Severn Tunnel Junction is a strange station – seeming to consist mostly of enormous (presumably accessible) footbridges. I guess in theory it serves the village of Rogiet, and other local commuter traffic. Perhaps it is busier later in the day or in the week but it was extremely quiet when I was there (253,918 entries and exits in 2016-17, so yes I guess it gets a bit busier). I will be back to explore another time – not least to make the walk to nearby Caldicot station.
Next up, the 08:26 to take me back through the Severn Tunnel to Pilning. This time the guard was confused by my ticket (because it was from Bristol) and didn’t understand what I was doing. She let it pass because it was “hardly any distance”. I had the timetable on hand to explain if I’d needed to.
On arrival at Pilning I was handed a Station Guide leaflet by one of the passengers getting on, who presumably has some part in the running of www.pilningstation.uk (we didn’t really have time to talk!) This contains a really interesting history of the station itself and the railways in the surrounding area. Definitely has me piqued my interest enough to come back and explore.
Pilning itself shows its neglect. It is run down, has no facilities and at present is surrounded by a building site – working on the electrification of the line I guess. While this is a shame, I can understand the lack of investment. It is not a well-used station (230 entries and exits in 16/17 – though this is a large increase from the 46 the year before), and it is in an awkward place – not really that close even to the village it serves. Nevertheless, I suppose it would get more use if there were more than 2 trains a week! The history of the station is interesting – see http://www.pilningstation.uk/tell-me-more/the-past for more details. I may write some of my own thoughts in a future post.
So at last the walk! This is a pretty straightforward route, starting off along the road towards Pilning village. I took the footpath through the allotments and cemetery of St. Peter’s Church. At this point I think you can still make out where the old train line from Pilning Low Level to New Passage Pier passed through, taking passengers to the ferry across the Severn.
I didn’t have a lot of time to stop and explore, but still I was as stubborn as ever about actually following the footpath, even when this probably isn’t strictly necessary. The footpath that cuts the corner across the fields as the B4064 curves around to the SW is a case in point – it was not easy to find, was obstructed and covered with brambles and when I did get to it, was across a very muddy field. Having done it once, in the future I will probably just follow the road around. However, the next section alongside the M49 is well worth walking along – the path is good and it feels odd walking right next to the motorway. The footbridge over the motorway was a revelation too – it wobbled!
And so to Severn Beach. The “seaside” town that time forgot. A very unusual place indeed.
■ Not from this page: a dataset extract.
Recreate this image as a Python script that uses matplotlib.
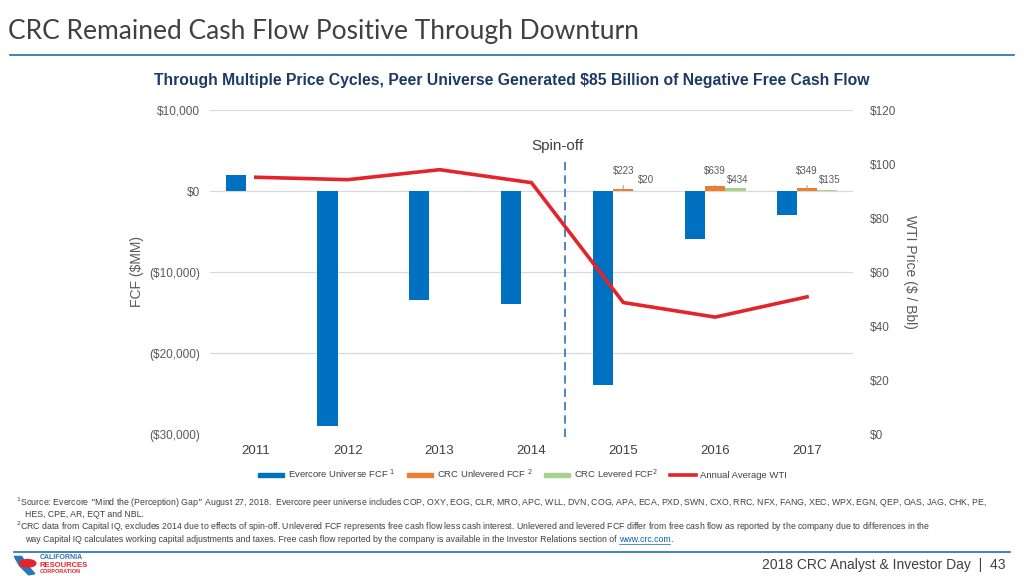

Today I did not have time to seek out the disused amusements, or really to take in any of the atmosphere – the weather was rapidly worsening and I was just glad to get to the station and catch the train back to Temple Meads. The header photo for this blog gives an idea of the conditions.
The Severn Beach line is wonderful. It starts with the bleak industrial landscapes of Avonmouth and the Severn Estuary, then runs down the beautiful Avon Gorge and finishes up through the heart of Bristol itself. I am already planning many excursions along the line.
This was a terrific morning out – some interesting train journeys and an easy walk. The only thing missing was a pub or two. It was too early in the morning on this occasion, but I will be doing the walk in the opposite direction in the future, and there are two pubs to visit in Pilning – one of which is conveniently near the station. Perfect.